Synthesis of covalent organic nanosheets (CONs) from COFs by ball milling method

In all, 150 mg of as-synthesized COFs were placed into a ball mill jar equipped with a suitable amount of zirconia balls (24 balls for Φ = 3 mm and 6 balls for Φ = 6 mm) and the resulting mixture was milled at 50 Hz (planetary ball mill) for 30 min. The obtained CONs were collected without any additional treatment, and the isolated yield of CONs was more than 99%. For TEM and AFM imaging, 1 mg of CONs was dispersed in 10 mL of ethanol, sonicated for 30 min, and subsequently dropped on the carbon-coated copper grid (TEM) and mica (AFM). The solution was allowed to naturally volatilize overnight at room temperature before the measurements.

Photocatalytic hydrogen evolution

A flask with a quartz filter was charged with the COFs (20 mg), 0.1 M ascorbic acid water solution (100 mL), and an appropriate amount of H2PtCl6 as a co-catalyst. The resulting mixture was sonicated for 10 min before degassing by Ar bubbling for 30 min. The reaction system was irradiated with a 300 W Xe lamp (PLS-FX300, Perfectlight) for a specific time using cut-on filters (λ > 420 nm).
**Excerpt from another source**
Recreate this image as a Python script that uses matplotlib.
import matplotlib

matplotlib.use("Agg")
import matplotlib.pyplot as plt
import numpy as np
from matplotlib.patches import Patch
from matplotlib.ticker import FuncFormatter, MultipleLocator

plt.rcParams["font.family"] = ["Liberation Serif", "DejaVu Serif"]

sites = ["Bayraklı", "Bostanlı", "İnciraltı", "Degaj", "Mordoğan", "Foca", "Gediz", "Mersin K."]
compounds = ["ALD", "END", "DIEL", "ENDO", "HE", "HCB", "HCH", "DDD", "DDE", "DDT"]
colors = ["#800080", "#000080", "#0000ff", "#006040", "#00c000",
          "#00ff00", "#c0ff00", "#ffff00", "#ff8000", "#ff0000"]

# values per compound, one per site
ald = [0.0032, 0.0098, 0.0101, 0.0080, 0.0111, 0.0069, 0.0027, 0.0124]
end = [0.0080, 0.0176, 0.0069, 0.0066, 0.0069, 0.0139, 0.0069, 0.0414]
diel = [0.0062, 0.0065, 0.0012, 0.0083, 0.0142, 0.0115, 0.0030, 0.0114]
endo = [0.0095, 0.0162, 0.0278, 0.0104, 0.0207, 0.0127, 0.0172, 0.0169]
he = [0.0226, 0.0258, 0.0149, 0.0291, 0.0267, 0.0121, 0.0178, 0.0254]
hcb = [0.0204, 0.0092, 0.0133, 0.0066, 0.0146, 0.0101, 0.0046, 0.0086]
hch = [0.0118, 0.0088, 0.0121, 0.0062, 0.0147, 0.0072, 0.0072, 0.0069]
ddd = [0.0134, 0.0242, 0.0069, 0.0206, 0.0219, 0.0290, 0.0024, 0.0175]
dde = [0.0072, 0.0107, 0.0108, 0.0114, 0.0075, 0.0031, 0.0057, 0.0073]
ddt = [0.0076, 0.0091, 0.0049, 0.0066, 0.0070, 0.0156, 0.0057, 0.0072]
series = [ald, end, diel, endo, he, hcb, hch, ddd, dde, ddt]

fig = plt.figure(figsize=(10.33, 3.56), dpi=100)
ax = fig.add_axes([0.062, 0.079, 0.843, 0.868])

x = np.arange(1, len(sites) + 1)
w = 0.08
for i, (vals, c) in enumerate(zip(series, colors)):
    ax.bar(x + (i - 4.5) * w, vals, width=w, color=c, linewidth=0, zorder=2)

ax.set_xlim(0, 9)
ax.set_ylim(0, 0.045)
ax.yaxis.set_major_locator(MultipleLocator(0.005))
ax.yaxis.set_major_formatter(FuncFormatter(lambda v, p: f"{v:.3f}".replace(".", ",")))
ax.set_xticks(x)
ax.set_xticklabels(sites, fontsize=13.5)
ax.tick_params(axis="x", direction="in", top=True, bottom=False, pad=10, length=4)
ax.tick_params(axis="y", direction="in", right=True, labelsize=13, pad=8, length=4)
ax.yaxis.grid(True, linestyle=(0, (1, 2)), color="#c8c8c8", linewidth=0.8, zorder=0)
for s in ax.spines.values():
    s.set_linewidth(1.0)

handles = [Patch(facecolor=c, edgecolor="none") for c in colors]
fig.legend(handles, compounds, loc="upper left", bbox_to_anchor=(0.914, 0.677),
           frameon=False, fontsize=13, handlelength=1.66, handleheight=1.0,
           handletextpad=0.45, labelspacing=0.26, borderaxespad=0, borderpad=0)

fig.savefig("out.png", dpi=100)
Gas samples were taken with a gas-tight syringe (Hamilton 1700) and run on a gas chromatograph (Agilent 8860) equipped with Molecular Sieve 5A column connected to thermal conductivity detector. The generated hydrogen was detected referencing against standard gas with a certain molar amount of hydrogen. Hydrogen dissolved in the reaction mixture was not measured and the slight pressure increase generated by the evolved hydrogen was neglected. After photocatalysis experiments, the photocatalysts were recovered by washing with water and ethanol and then dried under vacuum at room temperature for 5 h for the next round of photocatalysis.